È come in certi villaggi africani, dove arrivano i medici per vaccinare i bambini contro le malattie endemiche del territorio, e lo stregone convince le persone a rifiutarsi, anzi ad uccidere gli stranieri cattivi che vogliono fare del male ai loro figli. Gli stregoni sono bravi a fare il loro mestiere. Da noi uno stregone ha detto che le tasse sono cattive – soprattutto quelle patrimoniali, che colpiscono i redditi e le proprietà – e tutti i membri del villaggio sono dalla sua parte. Anche quelli i cui bambini moriranno perché non sono stati vaccinati. Sono io il matto?
Un altro esempio. Tra i pochissimi obiettivi su cui in questa campagna elettorale sembra si sia realizzata la quasi unanimità c’è quello delle nozze gay, preludio logico all’adozione di bambini da parte delle coppie che così si sono costituite. Da quando la sinistra è rimasta orfana di Marx, ha puntato tutto, a partire da Zapatero per finire con Hollande e con inostri ex comunisti, sull’ideologia esattamente opposta al socialismo, quella liberale. Il problema, a quanto pare, non sono più le ingiustizie sociali, la miseria dei poveri, lo sfruttamento degli operai, ma la tutela del diritto di ogni singolo di fare quello che desidera, prescindendo dal bene della comunità come tale, anzi identificando questo bene proprio con la garanzia del suddetto diritto. Così, in Italia, una sinistra che non si è mai strenuamente battuta contro l’evasione fiscale, contro i super-stipendi e le super-pensioni (a tirare fuori lo scandalo di questi privilegi è stato il governo di Monti, un bocconiano!), che non ha avuto nulla da obiettare al “metodo Marchionne”, e che ora è timidissima sul tema tasse, promette, in caso di vittoria, di far trionfare la civiltà introducendo il matrimonio degli omosessuali (e, come dice Vendola e come conferma l’esempio francese, preparando la legalizzazione delle adozioni).

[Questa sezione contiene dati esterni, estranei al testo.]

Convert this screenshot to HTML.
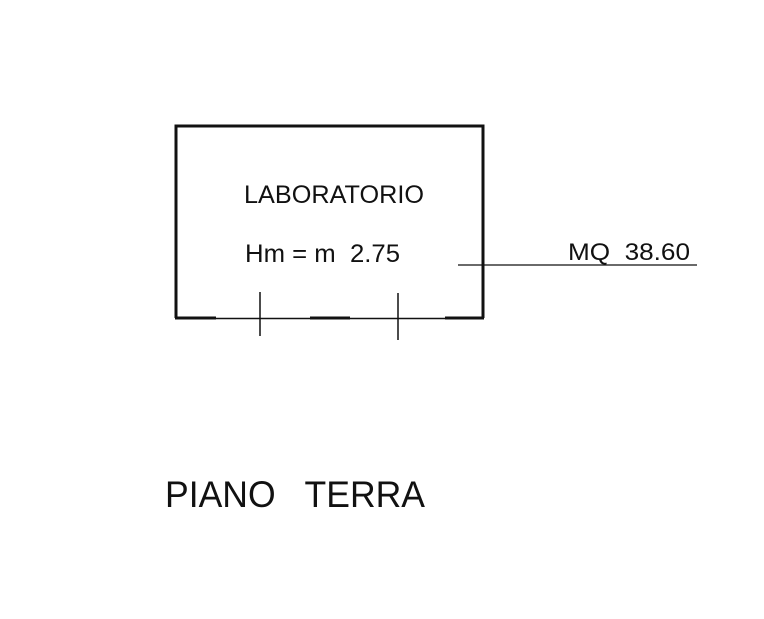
<!DOCTYPE html>
<html><head><style>
html,body{margin:0;padding:0;background:#fff;}
</style></head><body>
<svg width="764" height="614" viewBox="0 0 764 614" xmlns="http://www.w3.org/2000/svg">
<rect width="764" height="614" fill="#fff"/>
<g stroke="#111" fill="none">
<path d="M176 318 V126 H483 V318" stroke-width="3"/>
<line x1="175" y1="318" x2="216" y2="318" stroke-width="3"/>
<line x1="216" y1="318.5" x2="310" y2="318.5" stroke-width="1.5"/>
<line x1="310" y1="318" x2="350" y2="318" stroke-width="3"/>
<line x1="350" y1="318.5" x2="445" y2="318.5" stroke-width="1.5"/>
<line x1="445" y1="318" x2="484" y2="318" stroke-width="3"/>
<line x1="260" y1="292" x2="260" y2="336" stroke-width="1.5"/>
<line x1="398" y1="293" x2="398" y2="340" stroke-width="1.5"/>
<line x1="458" y1="265" x2="697" y2="265" stroke-width="1.3"/>
</g>
<g font-family="Liberation Sans, sans-serif" fill="#111">
<text x="244" y="203" font-size="25" textLength="180" lengthAdjust="spacingAndGlyphs">LABORATORIO</text>
<text x="245" y="262" font-size="25" textLength="155" lengthAdjust="spacingAndGlyphs">Hm = m&#160; 2.75</text>
<text x="568" y="260" font-size="24" textLength="122" lengthAdjust="spacingAndGlyphs">MQ&#160; 38.60</text>
<text x="165" y="507" font-size="37" textLength="260" lengthAdjust="spacingAndGlyphs">PIANO&#160;&#160; TERRA</text>
</g>
</svg>
</body></html>
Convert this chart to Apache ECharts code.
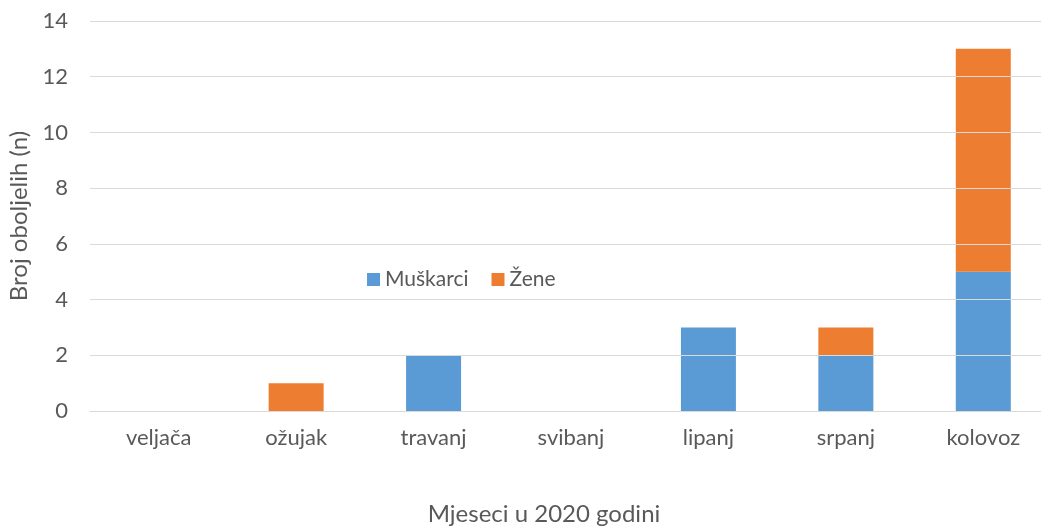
<!DOCTYPE html>
<html>
<head>
<meta charset="utf-8">
<script src="https://cdn.jsdelivr.net/npm/echarts@6/dist/echarts.min.js"></script>
<style>
  html, body { margin: 0; padding: 0; background: #fff; }
  #chart { width: 1041px; height: 526px; }
</style>
</head>
<body>
<div id="chart"></div>
<script>
// mjeseci i vrijednosti
const months = ['veljača', 'ožujak', 'travanj', 'svibanj', 'lipanj', 'srpanj', 'kolovoz'];
const muskarci = [0, 0, 2, 0, 3, 2, 5];
const zene = [0, 1, 0, 0, 0, 1, 8];
const yTicks = [0, 2, 4, 6, 8, 10, 12, 14];
const xTitle = 'Mjeseci u 2020 godini';
const yTitle = 'Broj oboljelih (n)';

const font = 'Lato, "Open Sans", sans-serif';
const textColor = '#595959';

const chart = echarts.init(document.getElementById('chart'));
chart.setOption({
  animation: false,
  color: ['#5B9BD5', '#ED7D31'],
  textStyle: { fontFamily: font },
  grid: {
    left: 90,
    top: 21,
    width: 962,
    height: 390,
    outerBoundsMode: 'none',
    containLabel: false,
  },
  legend: {
    left: 362,
    top: 264,
    itemWidth: 13,
    itemHeight: 13,
    itemGap: 23,
    icon: 'rect',
    data: ['Muškarci', 'Žene'],
    textStyle: { fontSize: 21, color: textColor, fontFamily: font, padding: [0, 0, 0, 0] },
  },
  // naslov x osi centriran na cijeli graf, kao u Excelu
  graphic: [{
    type: 'text',
    x: 544,
    y: 514,
    style: {
      text: xTitle,
      fontSize: 24,
      fontFamily: font,
      fill: textColor,
      align: 'center',
      verticalAlign: 'middle',
    },
  }],
  xAxis: {
    type: 'category',
    data: months,
    axisLine: { lineStyle: { color: '#D9D9D9', width: 1 } },
    axisTick: { show: false },
    axisLabel: { fontSize: 22, color: textColor, margin: 16, fontFamily: font },
  },
  yAxis: {
    type: 'value',
    min: yTicks[0],
    max: yTicks[yTicks.length - 1],
    interval: 2,
    z: 3,
    name: yTitle,
    nameLocation: 'middle',
    nameGap: 50,
    nameRotate: 90,
    nameTextStyle: { fontSize: 24, color: textColor, fontFamily: font },
    axisLine: { show: false },
    axisTick: { show: false },
    axisLabel: { fontSize: 22, color: textColor, margin: 22, fontFamily: font },
    splitLine: { lineStyle: { color: '#D9D9D9', width: 1 } },
  },
  series: [
    { name: 'Muškarci', type: 'bar', stack: 'n', barWidth: 55, data: muskarci },
    { name: 'Žene', type: 'bar', stack: 'n', barWidth: 55, data: zene },
  ],
});
</script>
</body>
</html>
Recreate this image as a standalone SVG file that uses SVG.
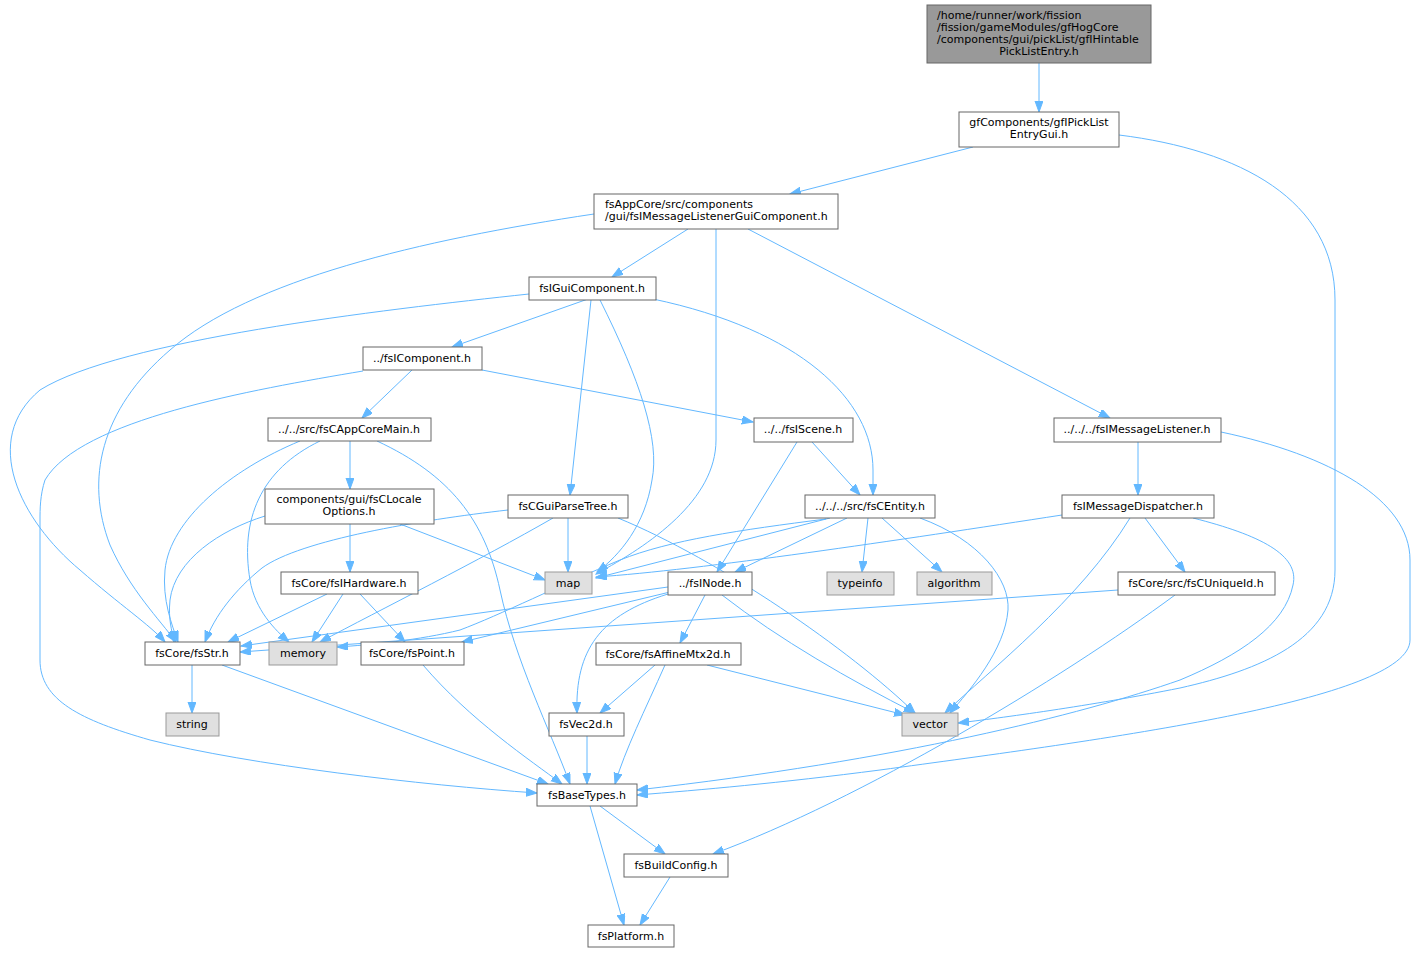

Agli omossessuali, per cui va tutto il mio rispetto, la società deve certamente un risarcimento morale per le umiliazioni e l’emarginazione a cui per secoli li ha sottoposti. Deve inoltre garantire quei diritti che derivano dalla loro unione (permessi al partner in caso di malattia di uno dei due, pensione, etc.). Quello che non deve loro, come non lo deve a nessun altro, omo o etero che sia, è il soddisfacimento dei loro desideri quando questi contrastano con il bene di altri soggetti, in questo caso dei bambini adottati. Stupisce che oggi sia considerato “progressivo” e addirittura “di sinistra” ignorare la lezione di Freud sul ruolo della differenza sessuale nella genitorialità. Che poi alla scienza si contrapponga trionfalmente l’ideologia libertaria, magari “confermata” dalla testimonianza spicciola di psicologi improvvisati che garantiscono l’assoluta normalità dei figli di coppie gay, questo rientra nella logica della stregoneria imperante. E chi si oppone, è matto o reazionario.
Dovendomi identificare con una di queste due categorie, sia nel primo che nel secondo esempio di cui ho parlato, si può ben capire perché non sono felice.